Realistically, the whole concept of "right-side-up" is meaningless in outer space. A long-established sci-fi convention is to relate it to the orientation of a vessel's internal gravity, if it has gravity, in order to satisfy the expectations of an audience who's terrestrially evolved brains want to put things in a proper and consistent orientation, even when there is no objectively defined up or down.
But what do you do with a ship like Polaris whose internal gravity is parallel to the direction of travel rather than perpendicular? For the crew of Polaris, up and down are effectively the same thing as front and back. That means what would normally be considered top and bottom as well as left and right are purely arbitrary notions from the perspective of the people on board. It's been decided that "right-side-up" for Polaris is the way I've been showing it in all these renderings and sketches, but that really isn't meaningful in any way other than how an external observer, i.e. the camera, chooses to view it.

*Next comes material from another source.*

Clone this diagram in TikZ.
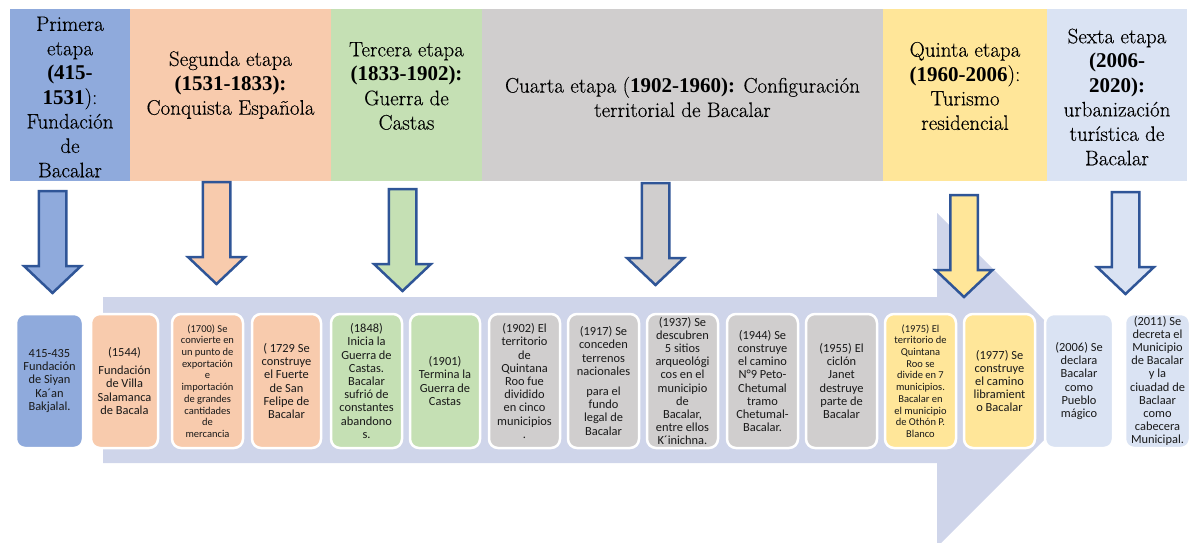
\documentclass[tikz,border=0pt]{standalone}
\usepackage{fontspec}
\setmainfont{Latin Modern Roman}
\newfontfamily\hdrreg{Latin Modern Roman}[FakeBold=0.3]
\newfontfamily\hdrboldfam{Liberation Serif}
\newcommand{\HdrB}[1]{{\hdrboldfam\bfseries #1}}
\newfontfamily\boxfont{Carlito}
\definecolor{cBlue}{HTML}{8FAADC}
\definecolor{cPeach}{HTML}{F8CBAD}
\definecolor{cGreen}{HTML}{C5E0B4}
\definecolor{cGray}{HTML}{D0CECE}
\definecolor{cYellow}{HTML}{FFE699}
\definecolor{cLight}{HTML}{DAE3F3}
\definecolor{cBand}{HTML}{CFD5EA}
\definecolor{cEdge}{HTML}{2F5597}
\tikzset{
  hdrbox/.style={draw=none, inner sep=0pt, outer sep=0pt, minimum height=172pt},
  hdrtext/.style={font=\hdrreg\fontsize{21}{24.4}\selectfont, align=center, inner sep=0pt, text=black},
  evt/.style={rounded corners=9pt, draw=white, line width=2.5pt, minimum height=134pt,
    align=center, font=\boxfont\fontsize{12.4}{13.2}\selectfont, inner sep=1pt, text=black!90},
  evtsmall/.style={font=\boxfont\fontsize{10.5}{11.7}\selectfont},
  pics/blockdown/.style={code={
    \draw[cEdge, line width=2.5pt, line join=miter, fill=#1]
      (-13.75,0) -- (13.75,0) -- (13.75,75) -- (28.5,75) -- (0,102)
      -- (-28.5,75) -- (-13.75,75) -- cycle;}}
}
\begin{document}
\begin{tikzpicture}[x=1pt, y=-1pt]
\useasboundingbox (0,0) rectangle (1189,543);

% big background arrow
\fill[cBand] (103,297) -- (937,297) -- (937,213) -- (1104,380) -- (941,543)
  -- (937,543) -- (937,463) -- (103,463) -- cycle;

% header bands
\node[hdrbox, fill=cBlue,   minimum width=120pt] (h1) at (70,95) {};
\node[hdrbox, fill=cPeach,  minimum width=201pt] (h2) at (230.5,95) {};
\node[hdrbox, fill=cGreen,  minimum width=151pt] (h3) at (406.5,95) {};
\node[hdrbox, fill=cGray,   minimum width=401pt] (h4) at (682.5,95) {};
\node[hdrbox, fill=cYellow, minimum width=164pt] (h5) at (965,95) {};
\node[hdrbox, fill=cLight,  minimum width=140pt] (h6) at (1117,95) {};

\node[hdrtext] (t1) at (70,97) {Primera\\etapa\\\HdrB{(415-}\\\HdrB{1531}):\\Fundación\\de\\Bacalar};
\node[hdrtext] (t2) at (230.5,85) {Segunda etapa\\\HdrB{(1531-1833):}\\Conquista Española};
\node[hdrtext] (t3) at (406.5,86) {Tercera etapa\\\HdrB{(1833-1902):}\\Guerra de\\Castas};
\node[hdrtext] (t4) at (682.5,97) {Cuarta etapa (\HdrB{1902-1960):} Configuración\\territorial de Bacalar};
\node[hdrtext] (t5) at (965,86) {Quinta etapa\\\HdrB{(1960-2006}):\\Turismo\\residencial};
\node[hdrtext] (t6) at (1117,97) {Sexta etapa\\\HdrB{(2006-}\\\HdrB{2020):}\\urbanización\\turística de\\Bacalar};

% down arrows
\pic (a1) at (52.5,191) {blockdown=cBlue};
\pic (a2) at (216.5,182) {blockdown=cPeach};
\pic (a3) at (402.5,189) {blockdown=cGreen};
\pic (a4) at (655.5,183) {blockdown=cGray};
\pic (a5) at (964,195) {blockdown=cYellow};
\pic (a6) at (1125.5,192) {blockdown=cLight};

% event boxes
\node[evt, fill=cBlue, minimum width=67pt] (b1) at (49.5,381) {415-435\\Fundación\\de Siyan\\Ka´an\\Bakjalal.};
\node[evt, fill=cPeach, minimum width=67pt] (b2) at (124.5,381) {(1544)\\[5pt]Fundación\\de Villa\\Salamanca\\de Bacala};
\node[evt, evtsmall, fill=cPeach, minimum width=71pt] (b3) at (207.5,381) {(1700) Se\\convierte en\\un punto de\\exportación\\e\\importación\\de grandes\\cantidades\\de\\mercancia};
\node[evt, fill=cPeach, minimum width=69pt] (b4) at (286.5,381) {( 1729 Se\\construye\\el Fuerte\\de San\\Felipe de\\Bacalar};
\node[evt, fill=cGreen, minimum width=71pt] (b5) at (366.5,381) {(1848)\\Inicia la\\Guerra de\\Castas.\\Bacalar\\sufrió de\\constantes\\abandono\\s.};
\node[evt, fill=cGreen, minimum width=70pt] (b6) at (445,381) {(1901)\\Termina la\\Guerra de\\Castas};
\node[evt, fill=cGray, minimum width=71pt] (b7) at (524.5,381) {(1902) El\\territorio\\de\\Quintana\\Roo fue\\dividido\\en cinco\\municipios\\.};
\node[evt, fill=cGray, minimum width=71pt] (b8) at (603.5,381) {(1917) Se\\conceden\\terrenos\\nacionales\\[7pt]para el\\fundo\\legal de\\Bacalar};
\node[evt, fill=cGray, minimum width=71pt] (b9) at (682.5,381) {(1937) Se\\descubren\\5 sitios\\arqueológi\\cos en el\\municipio\\de\\Bacalar,\\entre ellos\\K´inichna.};
\node[evt, fill=cGray, minimum width=71pt] (b10) at (762.5,381) {(1944) Se\\construye\\el camino\\N°9 Peto-\\Chetumal\\tramo\\Chetumal-\\Bacalar.};
\node[evt, fill=cGray, minimum width=71pt] (b11) at (841.5,381) {(1955) El\\ciclón\\Janet\\destruye\\parte de\\Bacalar};
\node[evt, evtsmall, fill=cYellow, minimum width=71pt] (b12) at (920.5,381) {(1975) El\\territorio de\\Quintana\\Roo se\\divide en 7\\municipios.\\Bacalar en\\el municipio\\de Othón P.\\Blanco};
\node[evt, fill=cYellow, minimum width=71pt] (b13) at (999.5,381) {(1977) Se\\construye\\el camino\\libramient\\o Bacalar};
\node[evt, fill=cLight, minimum width=68pt] (b14) at (1079,381) {(2006) Se\\declara\\Bacalar\\como\\Pueblo\\mágico};
\node[evt, fill=cLight, minimum width=65pt] (b15) at (1157.5,381) {(2011) Se\\decreta el\\Municipio\\de Bacalar\\y la\\ciuadad de\\Baclaar\\como\\cabecera\\Municipal.};
\end{tikzpicture}
\end{document}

Personally, I wouldn't mind if the entire concept of right-side-up in space was left at least somewhat ambiguous in this production. I like it when the camera is not locked-off in the horizontal plane or otherwise forced to pretend that up-and-down is a universal constant. I'm not talking about flipping and rolling the camera all over the place, I'm talking about something as simple as a slow roll in an otherwise fairly static shot, just enough to suggest the camera is really out there in three-dimensional space and the action is not all confined to two-dimensions.
As far as the markings on the ship are concerned, I think my main concern would be that they shouldn't appear obviously upside-down in any of the shots where the camera lingers long enough to get a clear look at them. That brings us back to the default orientation shown in all these renderings and illustrations. For everything we're likely to do in this production, the name and registry as shown would probably work fine, though I do think it would be helpful to put the opposite slope on the name just because I know that, from the perspective of a person standing on a planet's surface looking up at the ship while landed, the name as currently shown would appear to be rotated past vertical and partially upside-down. That sort of thing just kind of bugs me.
Another alternative I still haven't ruled out--though Dennis might have--is to eliminate the sloped text altogether and go back to having it aligned with the fuselage, probably using block letters instead of script and probably just above the orange stripe instead of superimposed on it.
However it's done, all of that will probably be textured, not modeled, so it's not something that really has to be locked-down at this stage.